Un membre du FOMC, Jeffrey Lacker, président de la Fed de Richmond, en Virginie, a voté contre la décision de maintenir les taux à près de zéro, disant qu'il favorisait une augmentation immédiate de 0,25 pour cent. Son vote était la première dissidence au sein du FOMC cette année.
Dans son communiqué, le FOMC a cherché à rassurer les marchés; même s’il commençait à relever ses taux dès octobre ou décembre, les augmentations seraient petites et progressives. La déclaration disait: «Le Comité prévoit à présent que, même si l'emploi et l'inflation sont proches des niveaux mandatés, il se peut que les conditions économiques nécessitent, pendant un certain temps, le maintien du taux de la Fed en dessous des niveaux que le Comité [de la Féd] estime être normaux à long terme ».

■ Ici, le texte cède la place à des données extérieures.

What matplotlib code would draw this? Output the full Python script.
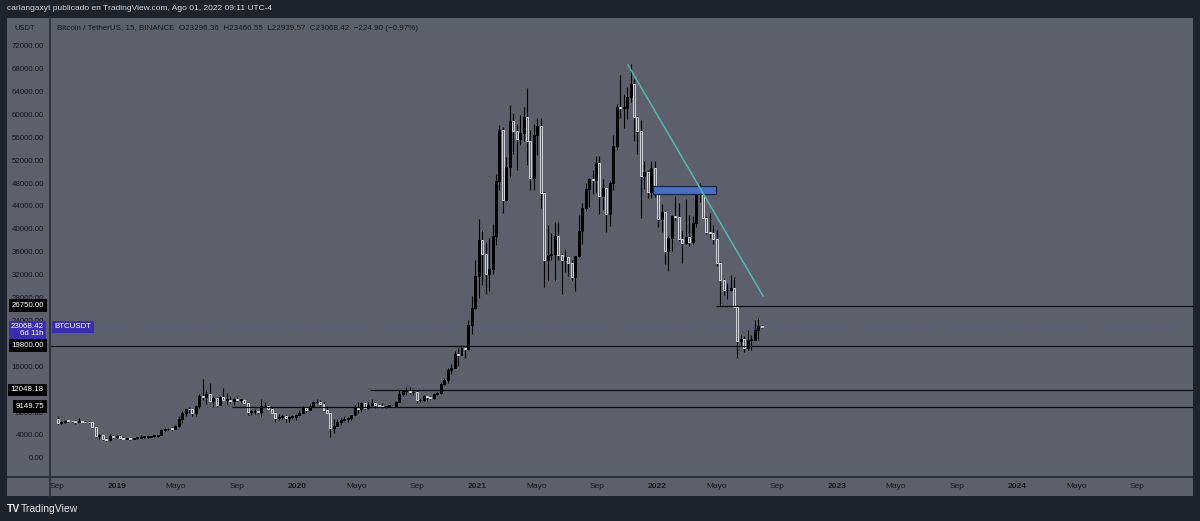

Dans une conférence de presse suivant la sortie de la déclaration, la présidente de la Fed Janet Yellen a réitéré la préoccupation de la banque centrale au sujet des développements mondiaux. « À la lumière de l'incertitude accrue à l'étranger», a-t-elle dit, « le Comité a jugé opportun d'attendre», ajoutant, «Étant donné les interconnexions économiques et financières significatives entre les Etats-Unis et le reste du monde, la situation à l'étranger mérite d’être suivie de près ».
Yellen a distingué la Chine et les économies de marché émergentes, citant les sorties de capitaux et la pression sur les taux de change. En même temps, elle a émis des garanties que la Fed continuerait à maintenir une politique monétaire « hautement accommodante ».
Cela a été confirmé dans les projections publiées par la Fed sur la croissance des États-Unis, l'inflation et le taux d'intérêt de la Fed. La banque centrale a révisé à la baisse sa projection pour la croissance en 2016 et 2017, réduit sa projection pour l'inflation, et prédit que le taux de la Banque centrale augmenterait plus lentement que prévu précédemment.
Alors que le nombre de membres du FOMC prédisant une absence d’augmentation des taux jusqu'en 2016 au plus tôt est passé de deux à quatre, Yellen a souligné que la grande majorité du Comité continuait de prévoir une hausse initiale des taux directeurs plus tard cette année.